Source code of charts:

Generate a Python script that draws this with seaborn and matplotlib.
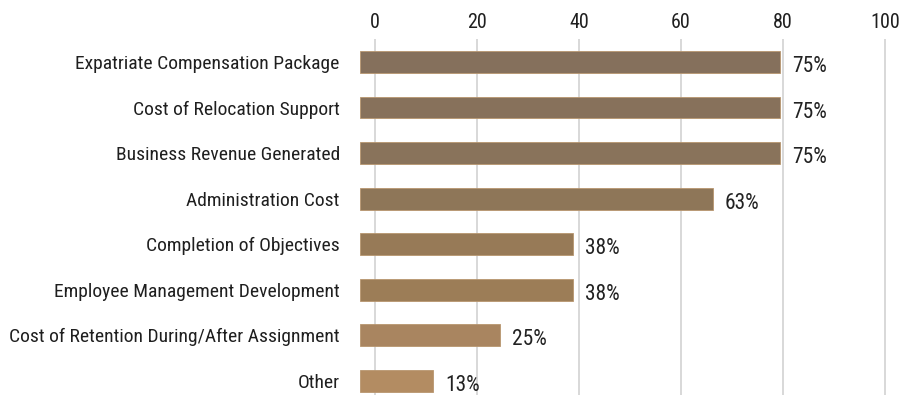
import matplotlib
matplotlib.use("Agg")
import matplotlib.pyplot as plt
import seaborn as sns
import pandas as pd
from matplotlib import font_manager

categories = [
    "Expatriate Compensation Package",
    "Cost of Relocation Support",
    "Business Revenue Generated",
    "Administration Cost",
    "Completion of Objectives",
    "Employee Management Development",
    "Cost of Retention During/After Assignment",
    "Other",
]
values = [75, 75, 75, 63, 38, 38, 25, 13]
tick_values = [0, 20, 40, 60, 80, 100]
bar_colors = ["#85705c", "#87715b", "#89735b", "#8e7658", "#977a57", "#9c7d57", "#a98560", "#b38c62"]

sns.set_theme(style="white")
names = {f.name for f in font_manager.fontManager.ttflist}
fam = "DejaVu Sans"
for cand in ["Roboto Condensed", "Archivo Narrow", "Encode Sans Condensed", "Barlow Semi Condensed"]:
    if cand in names:
        fam = cand
        break
plt.rcParams["font.family"] = [fam, "DejaVu Sans"]

df = pd.DataFrame({"category": categories, "value": values})

fig = plt.figure(figsize=(9.01, 3.95), dpi=100)
ax = fig.add_axes([360 / 901, 0.001, 530 / 901, 0.9])
ax2 = ax.twiny()

sns.barplot(data=df, x="value", y="category", hue="category", palette=bar_colors,
            legend=False, orient="h", width=0.48, ax=ax, saturation=1,
            edgecolor="#b8966f", linewidth=0.6)

ax.set_xlim(0, 530 / 5.6)
ax.set_ylim(7.3, -0.5)
ax.set_xlabel("")
ax.set_ylabel("")
ax.set_xticks([])
ax.tick_params(axis="y", length=0, pad=14.5, labelsize=14, labelcolor="#1f1f1f")
for s in ax.spines.values():
    s.set_visible(False)

for i, v in enumerate(values):
    ax.text(v + 2.2, i + 0.1, f"{v}%", va="center", ha="left", fontsize=15.5, color="#222222")

# top tick axis (0..100 scale)
px_per = 510 / 100
ax2.set_xlim(-15 / px_per, 100 + 5 / px_per)
ax2.set_xticks(tick_values)
ax2.set_xticklabels([str(t) for t in tick_values])
ax2.tick_params(axis="x", length=0, pad=5, labelsize=14.5, labelcolor="#1f1f1f")
ax2.grid(True, axis="x", color="#d2d2d2", linewidth=1.2)
ax2.set_axisbelow(True)
for s in ax2.spines.values():
    s.set_visible(False)

ax.set_zorder(ax2.get_zorder() + 1)
ax.patch.set_visible(False)

fig.savefig("out.png", dpi=100)
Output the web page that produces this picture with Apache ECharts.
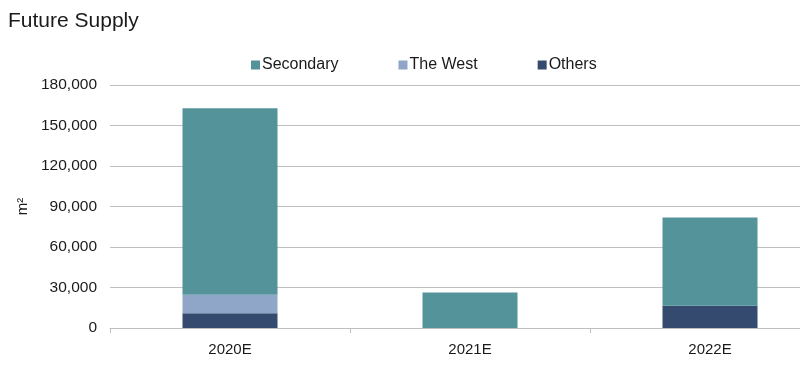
<!DOCTYPE html>
<html>
<head>
<meta charset="utf-8">
<script src="https://cdn.jsdelivr.net/npm/echarts@6/dist/echarts.min.js"></script>
<style>
html,body{margin:0;padding:0;background:#fff;overflow:hidden;width:800px;height:365px;}
#c{width:830px;height:365px;}
</style>
</head>
<body>
<div id="c"></div>
<script>
const categories = ['2020E', '2021E', '2022E'];
const others = [11000, 0, 16500];
const theWest = [13600, 0, 0];
const secondary = [138100, 26300, 65300];
const yTicks = {min: 0, max: 180000, interval: 30000};

const font = 'Liberation Sans, Arial, sans-serif';
const chart = echarts.init(document.getElementById('c'));
chart.setOption({
  backgroundColor: '#ffffff',
  animation: false,
  title: {
    text: 'Future Supply',
    left: 3,
    top: 6,
    textStyle: {fontFamily: font, fontSize: 21, fontWeight: 'normal', color: '#1a1a1a'}
  },
  legend: {
    data: ['Secondary', 'The West', 'Others'],
    left: 246,
    top: 52,
    itemWidth: 9,
    itemHeight: 9,
    itemGap: 60,
    icon: 'rect',
    textStyle: {fontFamily: font, fontSize: 16, color: '#1a1a1a', padding: [0, 0, 0, -3]}
  },
  grid: {left: 110, top: 85, width: 720, height: 243, containLabel: false},
  xAxis: {
    type: 'category',
    data: categories,
    axisLine: {show: true, lineStyle: {color: '#bfbfbf', width: 1}},
    axisTick: {show: true, length: 5, lineStyle: {color: '#bfbfbf'}},
    axisLabel: {fontFamily: font, fontSize: 15, color: '#1a1a1a', margin: 14}
  },
  yAxis: {
    type: 'value',
    min: yTicks.min,
    max: yTicks.max,
    interval: yTicks.interval,
    name: 'm²',
    nameLocation: 'middle',
    nameGap: 76,
    nameRotate: 90,
    nameTextStyle: {fontFamily: font, fontSize: 15, color: '#1a1a1a'},
    axisLine: {show: false},
    axisTick: {show: false},
    splitLine: {lineStyle: {color: '#bfbfbf', width: 1}},
    axisLabel: {
      fontFamily: font, fontSize: 15.5, color: '#1a1a1a', margin: 13,
      formatter: v => v.toLocaleString('en-US')
    }
  },
  series: [
    {name: 'Others', type: 'bar', stack: 's', data: others, barWidth: 95, itemStyle: {color: '#344a6e'}},
    {name: 'The West', type: 'bar', stack: 's', data: theWest, barWidth: 95, itemStyle: {color: '#8fa6c8'}},
    {name: 'Secondary', type: 'bar', stack: 's', data: secondary, barWidth: 95, itemStyle: {color: '#54939a'}}
  ]
});
</script>
</body>
</html>
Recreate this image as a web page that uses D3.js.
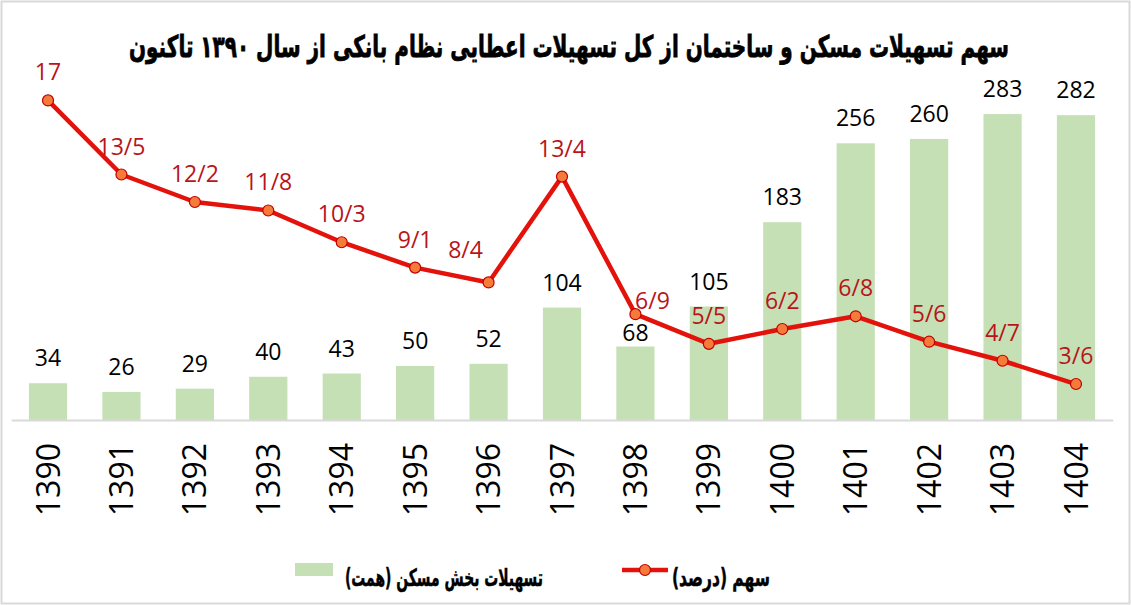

> **Your instructions**: The pictures should not be reproduced; quote all of the other material exactly.

> **Problem solution**:
Generate a Python script that draws this with seaborn and matplotlib.
import matplotlib
matplotlib.use("Agg")
import matplotlib.pyplot as plt
import seaborn as sns
import pandas as pd
from matplotlib import font_manager

categories = [
    "Expatriate Compensation Package",
    "Cost of Relocation Support",
    "Business Revenue Generated",
    "Administration Cost",
    "Completion of Objectives",
    "Employee Management Development",
    "Cost of Retention During/After Assignment",
    "Other",
]
values = [75, 75, 75, 63, 38, 38, 25, 13]
tick_values = [0, 20, 40, 60, 80, 100]
bar_colors = ["#85705c", "#87715b", "#89735b", "#8e7658", "#977a57", "#9c7d57", "#a98560", "#b38c62"]

sns.set_theme(style="white")
names = {f.name for f in font_manager.fontManager.ttflist}
fam = "DejaVu Sans"
for cand in ["Roboto Condensed", "Archivo Narrow", "Encode Sans Condensed", "Barlow Semi Condensed"]:
    if cand in names:
        fam = cand
        break
plt.rcParams["font.family"] = [fam, "DejaVu Sans"]

df = pd.DataFrame({"category": categories, "value": values})

fig = plt.figure(figsize=(9.01, 3.95), dpi=100)
ax = fig.add_axes([360 / 901, 0.001, 530 / 901, 0.9])
ax2 = ax.twiny()

sns.barplot(data=df, x="value", y="category", hue="category", palette=bar_colors,
            legend=False, orient="h", width=0.48, ax=ax, saturation=1,
            edgecolor="#b8966f", linewidth=0.6)

ax.set_xlim(0, 530 / 5.6)
ax.set_ylim(7.3, -0.5)
ax.set_xlabel("")
ax.set_ylabel("")
ax.set_xticks([])
ax.tick_params(axis="y", length=0, pad=14.5, labelsize=14, labelcolor="#1f1f1f")
for s in ax.spines.values():
    s.set_visible(False)

for i, v in enumerate(values):
    ax.text(v + 2.2, i + 0.1, f"{v}%", va="center", ha="left", fontsize=15.5, color="#222222")

# top tick axis (0..100 scale)
px_per = 510 / 100
ax2.set_xlim(-15 / px_per, 100 + 5 / px_per)
ax2.set_xticks(tick_values)
ax2.set_xticklabels([str(t) for t in tick_values])
ax2.tick_params(axis="x", length=0, pad=5, labelsize=14.5, labelcolor="#1f1f1f")
ax2.grid(True, axis="x", color="#d2d2d2", linewidth=1.2)
ax2.set_axisbelow(True)
for s in ax2.spines.values():
    s.set_visible(False)

ax.set_zorder(ax2.get_zorder() + 1)
ax.patch.set_visible(False)

fig.savefig("out.png", dpi=100)
Output the web page that produces this picture with Apache ECharts.
<!DOCTYPE html>
<html>
<head>
<meta charset="utf-8">
<script src="https://cdn.jsdelivr.net/npm/echarts@6/dist/echarts.min.js"></script>
<style>
html,body{margin:0;padding:0;background:#fff;overflow:hidden;width:800px;height:365px;}
#c{width:830px;height:365px;}
</style>
</head>
<body>
<div id="c"></div>
<script>
const categories = ['2020E', '2021E', '2022E'];
const others = [11000, 0, 16500];
const theWest = [13600, 0, 0];
const secondary = [138100, 26300, 65300];
const yTicks = {min: 0, max: 180000, interval: 30000};

const font = 'Liberation Sans, Arial, sans-serif';
const chart = echarts.init(document.getElementById('c'));
chart.setOption({
  backgroundColor: '#ffffff',
  animation: false,
  title: {
    text: 'Future Supply',
    left: 3,
    top: 6,
    textStyle: {fontFamily: font, fontSize: 21, fontWeight: 'normal', color: '#1a1a1a'}
  },
  legend: {
    data: ['Secondary', 'The West', 'Others'],
    left: 246,
    top: 52,
    itemWidth: 9,
    itemHeight: 9,
    itemGap: 60,
    icon: 'rect',
    textStyle: {fontFamily: font, fontSize: 16, color: '#1a1a1a', padding: [0, 0, 0, -3]}
  },
  grid: {left: 110, top: 85, width: 720, height: 243, containLabel: false},
  xAxis: {
    type: 'category',
    data: categories,
    axisLine: {show: true, lineStyle: {color: '#bfbfbf', width: 1}},
    axisTick: {show: true, length: 5, lineStyle: {color: '#bfbfbf'}},
    axisLabel: {fontFamily: font, fontSize: 15, color: '#1a1a1a', margin: 14}
  },
  yAxis: {
    type: 'value',
    min: yTicks.min,
    max: yTicks.max,
    interval: yTicks.interval,
    name: 'm²',
    nameLocation: 'middle',
    nameGap: 76,
    nameRotate: 90,
    nameTextStyle: {fontFamily: font, fontSize: 15, color: '#1a1a1a'},
    axisLine: {show: false},
    axisTick: {show: false},
    splitLine: {lineStyle: {color: '#bfbfbf', width: 1}},
    axisLabel: {
      fontFamily: font, fontSize: 15.5, color: '#1a1a1a', margin: 13,
      formatter: v => v.toLocaleString('en-US')
    }
  },
  series: [
    {name: 'Others', type: 'bar', stack: 's', data: others, barWidth: 95, itemStyle: {color: '#344a6e'}},
    {name: 'The West', type: 'bar', stack: 's', data: theWest, barWidth: 95, itemStyle: {color: '#8fa6c8'}},
    {name: 'Secondary', type: 'bar', stack: 's', data: secondary, barWidth: 95, itemStyle: {color: '#54939a'}}
  ]
});
</script>
</body>
</html>
Recreate this image as a web page that uses D3.js.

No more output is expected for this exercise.